● Supplied information:
----------

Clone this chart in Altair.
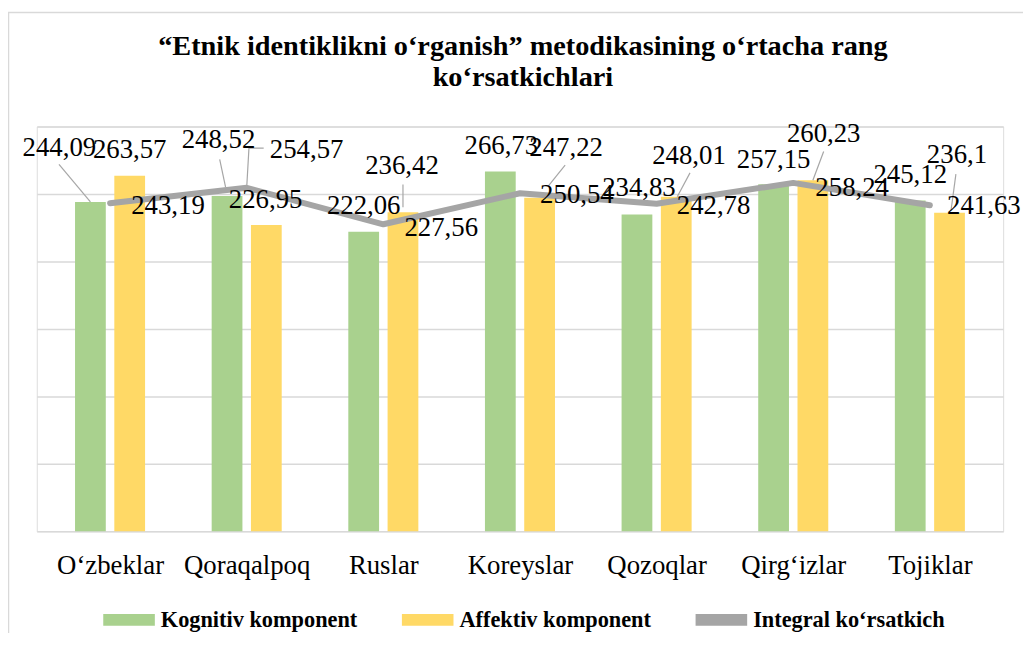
import altair as alt
import pandas as pd

# ---------------- data ----------------
categories = ["O‘zbeklar", "Qoraqalpoq", "Ruslar", "Koreyslar", "Qozoqlar", "Qirg‘izlar", "Tojiklar"]
kognitiv = [244.09, 248.52, 222.06, 266.73, 234.83, 257.15, 245.12]
affektiv = [263.57, 226.95, 236.42, 247.22, 248.01, 260.23, 236.1]
integral = [243.19, 254.57, 227.56, 250.54, 242.78, 258.24, 241.63]
series_names = ["Kognitiv komponent", "Affektiv komponent", "Integral ko‘rsatkich"]
colors = ["#A9D18E", "#FFD966", "#A5A5A5"]
title_lines = ["“Etnik identiklikni o‘rganish” metodikasining o‘rtacha rang", "ko‘rsatkichlari"]

# data-label placement (pixel offsets from the data point: dx right, dy down to text baseline)
kog_dx = [-31.6, -8.7, 0, 1, 2, 0, 0]
kog_dy = [-46, -48, -18, -17.2, -18.6, -16.3, -17.6]
aff_dx = [0, -0.7, -1, 27, 13, 11, 7.6]
aff_dy = [-17.5, -17.3, -38.5, -41.8, -32.7, -38, -50]
int_dx = [59, 61, 59, 58, 58, 60, 55]
int_dy = [10.7, -30, 11.5, 9.7, 10.2, 13, 8.6]
# leader lines: (series, category index, list of pixel offsets from the data point)
leaders = [
    ("K", 0, [(0, 0), (-32, -38)]),
    ("K", 1, [(-1.5, -9), (-7.5, -37)]),
    ("I", 1, [(0, 0), (2.3, -40), (17.3, -40)]),
    ("A", 2, [(0, -5), (0, -28)]),
    ("A", 3, [(9, -12), (26, -33)]),
    ("A", 4, [(1, 0), (14, -24)]),
    ("A", 5, [(0, 0), (11, -29)]),
    ("A", 6, [(1.5, -2), (6.5, -39)]),
]

# ---------------- layout ----------------
W, H = 974, 408
Y_MAX = 300
N = len(categories)
PX_X = W / N
PX_Y = H / Y_MAX
SHIFT = {"K": -20 / PX_X, "A": 20 / PX_X, "I": 0.0}
VALUES = {"K": kognitiv, "A": affektiv, "I": integral}
FONT = "Liberation Serif"

def fmt(v):
    return str(v).replace(".", ",")

bars = pd.DataFrame(
    [{"x": i + SHIFT["K"], "y": kognitiv[i], "s": series_names[0]} for i in range(N)]
    + [{"x": i + SHIFT["A"], "y": affektiv[i], "s": series_names[1]} for i in range(N)]
)
line = pd.DataFrame({"x": list(range(N)), "y": integral})

lab_rows = []
for key, dxs, dys in (("K", kog_dx, kog_dy), ("A", aff_dx, aff_dy), ("I", int_dx, int_dy)):
    for i in range(N):
        v = VALUES[key][i]
        lab_rows.append({"x": i + SHIFT[key] + dxs[i] / PX_X, "y": v - dys[i] / PX_Y, "t": fmt(v)})
labels = pd.DataFrame(lab_rows)

lead_rows = []
for n, (key, i, pts) in enumerate(leaders):
    v = VALUES[key][i]
    for k, (dx, dy) in enumerate(pts):
        lead_rows.append({"id": n, "o": k, "x": i + SHIFT[key] + dx / PX_X, "y": v - dy / PX_Y})
lead = pd.DataFrame(lead_rows)

label_expr = "[" + ",".join("'" + c + "'" for c in categories) + "][datum.value]"

x_enc = alt.X(
    "x:Q",
    scale=alt.Scale(domain=[-0.5, N - 0.5], nice=False, zero=False),
    axis=alt.Axis(
        values=list(range(N)), labelExpr=label_expr, grid=False, ticks=False, tickSize=0,
        domain=False, title=None, labelFont=FONT, labelFontSize=27, labelColor="black",
        labelBaseline="alphabetic", labelPadding=43, labelOverlap=False, labelFlush=False,
        labelBound=False,
    ),
)
y_enc = alt.Y(
    "y:Q",
    scale=alt.Scale(domain=[0, Y_MAX], nice=False),
    axis=alt.Axis(
        values=list(range(0, Y_MAX + 1, 50)), grid=True, gridColor="#D9D9D9", gridWidth=1.5,
        labels=False, ticks=False, domain=False, title=None,
    ),
)

frame = alt.Chart(pd.DataFrame({"a": [0]})).mark_rect(
    filled=False, stroke="#D9D9D9", strokeWidth=1.5, clip=False
).encode(x=alt.value(-28.5), y=alt.value(-115), x2=alt.value(1300), y2=alt.value(900))

bar_layer = alt.Chart(bars).mark_bar(width=31).encode(
    x=x_enc,
    y=y_enc,
    color=alt.Color(
        "s:N",
        scale=alt.Scale(domain=series_names, range=colors),
        legend=alt.Legend(
            orient="none", legendX=67, legendY=471, direction="horizontal", columns=3,
            title=None, symbolType="M-1,-0.23H1V0.23H-1Z", symbolSize=2704,
            symbolStrokeWidth=0, symbolOpacity=1, labelFont=FONT, labelFontSize=22.5,
            labelFontWeight="bold", labelColor="black", labelOffset=6, columnPadding=44,
            padding=0, labelLimit=400,
        ),
    ),
)

line_layer = alt.Chart(line).mark_line(
    color=colors[2], strokeWidth=6, strokeCap="round", strokeJoin="round"
).encode(x=x_enc, y=y_enc)

lead_layer = alt.Chart(lead).mark_line(color="#A6A6A6", strokeWidth=1.2).encode(
    x=x_enc, y=y_enc, detail="id:N", order="o:Q"
)

text_layer = alt.Chart(labels).mark_text(
    font=FONT, fontSize=27, align="center", baseline="alphabetic", color="black"
).encode(x=x_enc, y=y_enc, text="t:N")

chart = (
    alt.layer(frame, bar_layer, line_layer, lead_layer, text_layer)
    .properties(
        width=W,
        height=H,
        padding={"left": 29, "top": 117, "right": 20, "bottom": 100},
        autosize=alt.AutoSizeParams(type="none"),
        title=alt.TitleParams(
            text=title_lines, font=FONT, fontSize=28.5, fontWeight="bold", color="black",
            anchor="middle", frame="group", offset=-80, lineHeight=31, dx=3,
        ),
    )
    .configure_view(strokeWidth=0)
    .configure(background="white")
)

chart.save("out.html", embed_options={"renderer": "svg", "actions": False})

----------

● What needs to be done: Go from the first line of the data above to the line containing "import pandas as pd" and retype exactly those lines, both included, but none of the pictures.

● The answer:
Clone this chart in Altair.
import altair as alt
import pandas as pd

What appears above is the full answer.